Leave the pictures out and print every record below exactly as it stands.

.....

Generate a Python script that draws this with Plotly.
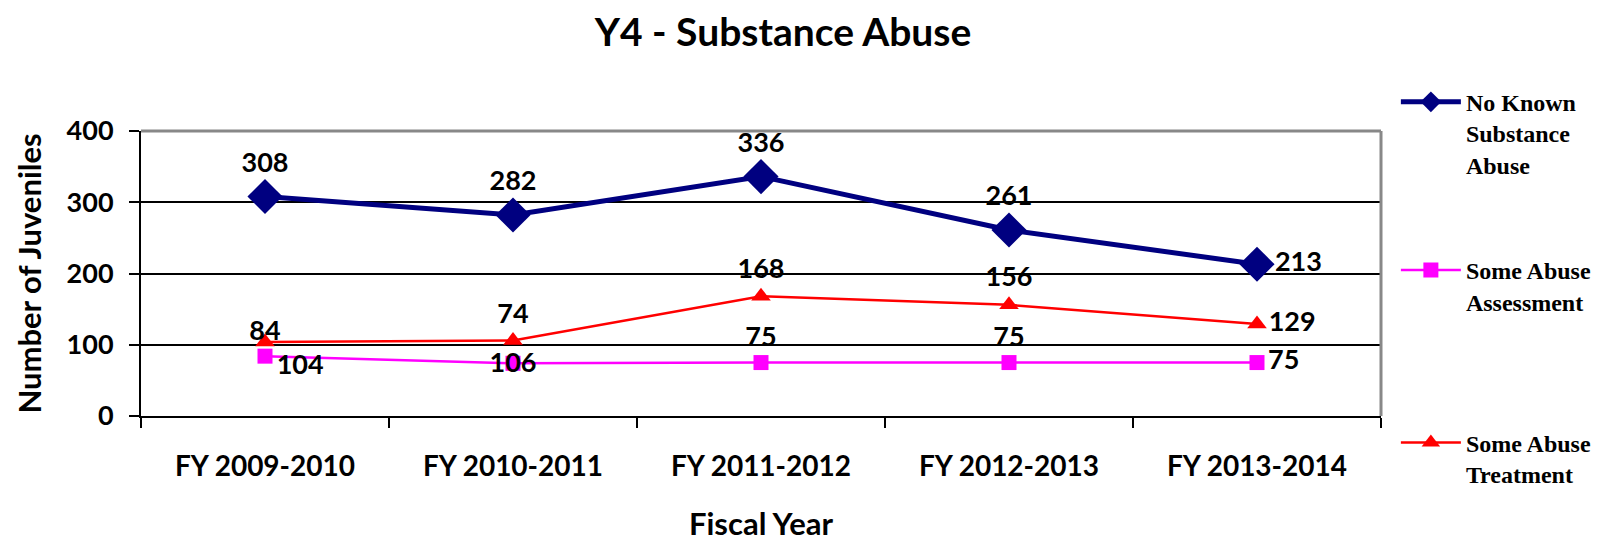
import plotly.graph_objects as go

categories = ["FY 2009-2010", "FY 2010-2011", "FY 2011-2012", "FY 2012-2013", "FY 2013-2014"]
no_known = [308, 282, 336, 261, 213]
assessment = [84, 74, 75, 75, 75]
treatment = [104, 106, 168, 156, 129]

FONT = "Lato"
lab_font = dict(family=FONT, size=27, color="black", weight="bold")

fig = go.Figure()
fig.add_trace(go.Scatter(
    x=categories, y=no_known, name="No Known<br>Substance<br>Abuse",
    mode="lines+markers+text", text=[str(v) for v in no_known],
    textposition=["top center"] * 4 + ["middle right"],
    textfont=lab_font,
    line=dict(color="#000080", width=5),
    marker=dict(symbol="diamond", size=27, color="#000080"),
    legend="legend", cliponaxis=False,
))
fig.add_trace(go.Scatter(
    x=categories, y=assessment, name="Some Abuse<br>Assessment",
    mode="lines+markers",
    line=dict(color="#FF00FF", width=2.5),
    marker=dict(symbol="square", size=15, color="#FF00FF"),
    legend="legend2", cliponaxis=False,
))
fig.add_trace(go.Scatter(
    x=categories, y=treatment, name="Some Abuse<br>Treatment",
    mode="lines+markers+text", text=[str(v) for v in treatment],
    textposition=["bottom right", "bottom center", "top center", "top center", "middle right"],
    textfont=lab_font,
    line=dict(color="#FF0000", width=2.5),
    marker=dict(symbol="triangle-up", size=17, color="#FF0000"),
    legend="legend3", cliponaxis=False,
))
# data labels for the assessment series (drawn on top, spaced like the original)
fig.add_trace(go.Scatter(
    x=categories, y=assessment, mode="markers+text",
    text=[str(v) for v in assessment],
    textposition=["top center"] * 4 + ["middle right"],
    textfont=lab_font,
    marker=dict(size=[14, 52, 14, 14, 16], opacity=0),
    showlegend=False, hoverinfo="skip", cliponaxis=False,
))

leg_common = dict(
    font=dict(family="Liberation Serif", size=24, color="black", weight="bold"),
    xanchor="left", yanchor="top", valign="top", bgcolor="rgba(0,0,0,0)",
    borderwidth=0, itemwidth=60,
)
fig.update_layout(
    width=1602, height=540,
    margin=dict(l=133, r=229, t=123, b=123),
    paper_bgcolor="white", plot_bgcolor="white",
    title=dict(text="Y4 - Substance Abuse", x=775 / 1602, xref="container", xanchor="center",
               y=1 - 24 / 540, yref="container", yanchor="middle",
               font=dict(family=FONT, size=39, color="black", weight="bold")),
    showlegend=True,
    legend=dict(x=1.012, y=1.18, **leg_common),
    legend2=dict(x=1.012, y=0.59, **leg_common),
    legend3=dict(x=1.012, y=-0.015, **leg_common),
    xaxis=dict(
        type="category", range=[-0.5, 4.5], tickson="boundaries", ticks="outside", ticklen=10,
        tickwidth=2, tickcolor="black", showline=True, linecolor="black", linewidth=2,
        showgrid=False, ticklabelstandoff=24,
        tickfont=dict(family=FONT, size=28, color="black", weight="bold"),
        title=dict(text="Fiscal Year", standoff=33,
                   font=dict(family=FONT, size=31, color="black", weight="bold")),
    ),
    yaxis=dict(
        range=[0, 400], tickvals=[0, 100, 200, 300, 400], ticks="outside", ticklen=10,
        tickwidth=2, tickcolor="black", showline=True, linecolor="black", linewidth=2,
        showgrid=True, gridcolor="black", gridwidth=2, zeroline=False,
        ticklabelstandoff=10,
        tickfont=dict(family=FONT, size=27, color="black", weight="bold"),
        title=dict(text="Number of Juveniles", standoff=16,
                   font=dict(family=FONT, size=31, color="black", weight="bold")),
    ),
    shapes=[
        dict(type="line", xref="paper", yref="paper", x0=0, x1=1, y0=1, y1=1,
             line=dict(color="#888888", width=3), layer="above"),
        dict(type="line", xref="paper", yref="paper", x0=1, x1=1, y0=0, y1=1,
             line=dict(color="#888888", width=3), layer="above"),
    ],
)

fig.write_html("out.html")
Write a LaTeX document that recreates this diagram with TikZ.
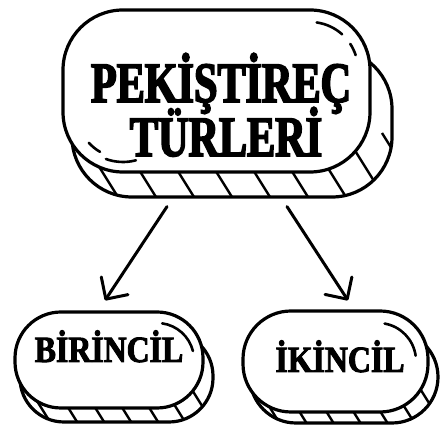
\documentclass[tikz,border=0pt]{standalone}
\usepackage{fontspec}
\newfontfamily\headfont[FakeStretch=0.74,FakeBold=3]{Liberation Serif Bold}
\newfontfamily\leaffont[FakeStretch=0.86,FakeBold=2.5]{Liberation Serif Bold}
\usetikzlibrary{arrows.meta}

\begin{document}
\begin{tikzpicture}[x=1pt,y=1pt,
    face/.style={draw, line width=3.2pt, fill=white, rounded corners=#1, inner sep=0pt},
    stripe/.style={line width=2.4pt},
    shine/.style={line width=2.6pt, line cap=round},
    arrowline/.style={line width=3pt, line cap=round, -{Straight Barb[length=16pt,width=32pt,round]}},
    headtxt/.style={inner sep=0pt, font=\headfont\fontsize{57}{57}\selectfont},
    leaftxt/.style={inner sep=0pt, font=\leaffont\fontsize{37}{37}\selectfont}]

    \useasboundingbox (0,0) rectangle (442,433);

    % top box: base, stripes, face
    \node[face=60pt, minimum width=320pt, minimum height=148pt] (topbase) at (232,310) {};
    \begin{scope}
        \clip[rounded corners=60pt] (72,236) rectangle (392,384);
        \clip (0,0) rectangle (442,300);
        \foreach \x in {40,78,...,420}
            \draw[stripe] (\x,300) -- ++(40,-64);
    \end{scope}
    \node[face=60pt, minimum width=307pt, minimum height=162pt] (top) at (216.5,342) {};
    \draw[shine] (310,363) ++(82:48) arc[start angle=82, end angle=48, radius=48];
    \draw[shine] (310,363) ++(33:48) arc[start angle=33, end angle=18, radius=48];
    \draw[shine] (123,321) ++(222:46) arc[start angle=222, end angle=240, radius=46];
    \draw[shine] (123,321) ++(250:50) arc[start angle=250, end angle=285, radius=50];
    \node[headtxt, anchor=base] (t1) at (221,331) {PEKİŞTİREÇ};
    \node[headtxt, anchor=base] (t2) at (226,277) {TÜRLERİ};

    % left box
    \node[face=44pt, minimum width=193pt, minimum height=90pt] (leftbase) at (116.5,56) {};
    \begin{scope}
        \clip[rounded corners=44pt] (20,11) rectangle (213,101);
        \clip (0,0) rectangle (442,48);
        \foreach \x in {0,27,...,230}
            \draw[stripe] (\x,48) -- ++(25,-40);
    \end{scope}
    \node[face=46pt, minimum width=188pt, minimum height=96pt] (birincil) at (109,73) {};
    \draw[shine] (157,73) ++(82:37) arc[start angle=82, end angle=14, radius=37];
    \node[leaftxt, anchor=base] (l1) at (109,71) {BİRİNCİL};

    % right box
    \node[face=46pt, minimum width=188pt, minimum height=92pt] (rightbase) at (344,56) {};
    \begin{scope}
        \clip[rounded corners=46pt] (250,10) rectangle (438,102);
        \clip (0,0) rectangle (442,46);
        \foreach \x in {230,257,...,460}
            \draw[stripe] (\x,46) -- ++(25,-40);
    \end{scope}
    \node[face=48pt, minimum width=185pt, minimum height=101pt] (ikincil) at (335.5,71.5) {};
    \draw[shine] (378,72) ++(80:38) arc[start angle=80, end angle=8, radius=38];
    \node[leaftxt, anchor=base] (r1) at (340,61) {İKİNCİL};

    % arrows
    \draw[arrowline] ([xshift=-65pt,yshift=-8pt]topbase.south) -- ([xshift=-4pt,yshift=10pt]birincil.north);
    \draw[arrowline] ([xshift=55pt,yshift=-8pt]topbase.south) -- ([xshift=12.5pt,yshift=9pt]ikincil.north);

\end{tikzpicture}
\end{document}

.....

* [Exercise solution]:
Generate a Python script that draws this with Plotly.
import plotly.graph_objects as go

categories = ["FY 2009-2010", "FY 2010-2011", "FY 2011-2012", "FY 2012-2013", "FY 2013-2014"]
no_known = [308, 282, 336, 261, 213]
assessment = [84, 74, 75, 75, 75]
treatment = [104, 106, 168, 156, 129]

FONT = "Lato"
lab_font = dict(family=FONT, size=27, color="black", weight="bold")

fig = go.Figure()
fig.add_trace(go.Scatter(
    x=categories, y=no_known, name="No Known<br>Substance<br>Abuse",
    mode="lines+markers+text", text=[str(v) for v in no_known],
    textposition=["top center"] * 4 + ["middle right"],
    textfont=lab_font,
    line=dict(color="#000080", width=5),
    marker=dict(symbol="diamond", size=27, color="#000080"),
    legend="legend", cliponaxis=False,
))
fig.add_trace(go.Scatter(
    x=categories, y=assessment, name="Some Abuse<br>Assessment",
    mode="lines+markers",
    line=dict(color="#FF00FF", width=2.5),
    marker=dict(symbol="square", size=15, color="#FF00FF"),
    legend="legend2", cliponaxis=False,
))
fig.add_trace(go.Scatter(
    x=categories, y=treatment, name="Some Abuse<br>Treatment",
    mode="lines+markers+text", text=[str(v) for v in treatment],
    textposition=["bottom right", "bottom center", "top center", "top center", "middle right"],
    textfont=lab_font,
    line=dict(color="#FF0000", width=2.5),
    marker=dict(symbol="triangle-up", size=17, color="#FF0000"),
    legend="legend3", cliponaxis=False,
))
# data labels for the assessment series (drawn on top, spaced like the original)
fig.add_trace(go.Scatter(
    x=categories, y=assessment, mode="markers+text",
    text=[str(v) for v in assessment],
    textposition=["top center"] * 4 + ["middle right"],
    textfont=lab_font,
    marker=dict(size=[14, 52, 14, 14, 16], opacity=0),
    showlegend=False, hoverinfo="skip", cliponaxis=False,
))

leg_common = dict(
    font=dict(family="Liberation Serif", size=24, color="black", weight="bold"),
    xanchor="left", yanchor="top", valign="top", bgcolor="rgba(0,0,0,0)",
    borderwidth=0, itemwidth=60,
)
fig.update_layout(
    width=1602, height=540,
    margin=dict(l=133, r=229, t=123, b=123),
    paper_bgcolor="white", plot_bgcolor="white",
    title=dict(text="Y4 - Substance Abuse", x=775 / 1602, xref="container", xanchor="center",
               y=1 - 24 / 540, yref="container", yanchor="middle",
               font=dict(family=FONT, size=39, color="black", weight="bold")),
    showlegend=True,
    legend=dict(x=1.012, y=1.18, **leg_common),
    legend2=dict(x=1.012, y=0.59, **leg_common),
    legend3=dict(x=1.012, y=-0.015, **leg_common),
    xaxis=dict(
        type="category", range=[-0.5, 4.5], tickson="boundaries", ticks="outside", ticklen=10,
        tickwidth=2, tickcolor="black", showline=True, linecolor="black", linewidth=2,
        showgrid=False, ticklabelstandoff=24,
        tickfont=dict(family=FONT, size=28, color="black", weight="bold"),
        title=dict(text="Fiscal Year", standoff=33,
                   font=dict(family=FONT, size=31, color="black", weight="bold")),
    ),
    yaxis=dict(
        range=[0, 400], tickvals=[0, 100, 200, 300, 400], ticks="outside", ticklen=10,
        tickwidth=2, tickcolor="black", showline=True, linecolor="black", linewidth=2,
        showgrid=True, gridcolor="black", gridwidth=2, zeroline=False,
        ticklabelstandoff=10,
        tickfont=dict(family=FONT, size=27, color="black", weight="bold"),
        title=dict(text="Number of Juveniles", standoff=16,
                   font=dict(family=FONT, size=31, color="black", weight="bold")),
    ),
    shapes=[
        dict(type="line", xref="paper", yref="paper", x0=0, x1=1, y0=1, y1=1,
             line=dict(color="#888888", width=3), layer="above"),
        dict(type="line", xref="paper", yref="paper", x0=1, x1=1, y0=0, y1=1,
             line=dict(color="#888888", width=3), layer="above"),
    ],
)

fig.write_html("out.html")
Write a LaTeX document that recreates this diagram with TikZ.
\documentclass[tikz,border=0pt]{standalone}
\usepackage{fontspec}
\newfontfamily\headfont[FakeStretch=0.74,FakeBold=3]{Liberation Serif Bold}
\newfontfamily\leaffont[FakeStretch=0.86,FakeBold=2.5]{Liberation Serif Bold}
\usetikzlibrary{arrows.meta}

\begin{document}
\begin{tikzpicture}[x=1pt,y=1pt,
    face/.style={draw, line width=3.2pt, fill=white, rounded corners=#1, inner sep=0pt},
    stripe/.style={line width=2.4pt},
    shine/.style={line width=2.6pt, line cap=round},
    arrowline/.style={line width=3pt, line cap=round, -{Straight Barb[length=16pt,width=32pt,round]}},
    headtxt/.style={inner sep=0pt, font=\headfont\fontsize{57}{57}\selectfont},
    leaftxt/.style={inner sep=0pt, font=\leaffont\fontsize{37}{37}\selectfont}]

    \useasboundingbox (0,0) rectangle (442,433);

    % top box: base, stripes, face
    \node[face=60pt, minimum width=320pt, minimum height=148pt] (topbase) at (232,310) {};
    \begin{scope}
        \clip[rounded corners=60pt] (72,236) rectangle (392,384);
        \clip (0,0) rectangle (442,300);
        \foreach \x in {40,78,...,420}
            \draw[stripe] (\x,300) -- ++(40,-64);
    \end{scope}
    \node[face=60pt, minimum width=307pt, minimum height=162pt] (top) at (216.5,342) {};
    \draw[shine] (310,363) ++(82:48) arc[start angle=82, end angle=48, radius=48];
    \draw[shine] (310,363) ++(33:48) arc[start angle=33, end angle=18, radius=48];
    \draw[shine] (123,321) ++(222:46) arc[start angle=222, end angle=240, radius=46];
    \draw[shine] (123,321) ++(250:50) arc[start angle=250, end angle=285, radius=50];
    \node[headtxt, anchor=base] (t1) at (221,331) {PEKİŞTİREÇ};
    \node[headtxt, anchor=base] (t2) at (226,277) {TÜRLERİ};

    % left box
    \node[face=44pt, minimum width=193pt, minimum height=90pt] (leftbase) at (116.5,56) {};
    \begin{scope}
        \clip[rounded corners=44pt] (20,11) rectangle (213,101);
        \clip (0,0) rectangle (442,48);
        \foreach \x in {0,27,...,230}
            \draw[stripe] (\x,48) -- ++(25,-40);
    \end{scope}
    \node[face=46pt, minimum width=188pt, minimum height=96pt] (birincil) at (109,73) {};
    \draw[shine] (157,73) ++(82:37) arc[start angle=82, end angle=14, radius=37];
    \node[leaftxt, anchor=base] (l1) at (109,71) {BİRİNCİL};

    % right box
    \node[face=46pt, minimum width=188pt, minimum height=92pt] (rightbase) at (344,56) {};
    \begin{scope}
        \clip[rounded corners=46pt] (250,10) rectangle (438,102);
        \clip (0,0) rectangle (442,46);
        \foreach \x in {230,257,...,460}
            \draw[stripe] (\x,46) -- ++(25,-40);
    \end{scope}
    \node[face=48pt, minimum width=185pt, minimum height=101pt] (ikincil) at (335.5,71.5) {};
    \draw[shine] (378,72) ++(80:38) arc[start angle=80, end angle=8, radius=38];
    \node[leaftxt, anchor=base] (r1) at (340,61) {İKİNCİL};

    % arrows
    \draw[arrowline] ([xshift=-65pt,yshift=-8pt]topbase.south) -- ([xshift=-4pt,yshift=10pt]birincil.north);
    \draw[arrowline] ([xshift=55pt,yshift=-8pt]topbase.south) -- ([xshift=12.5pt,yshift=9pt]ikincil.north);

\end{tikzpicture}
\end{document}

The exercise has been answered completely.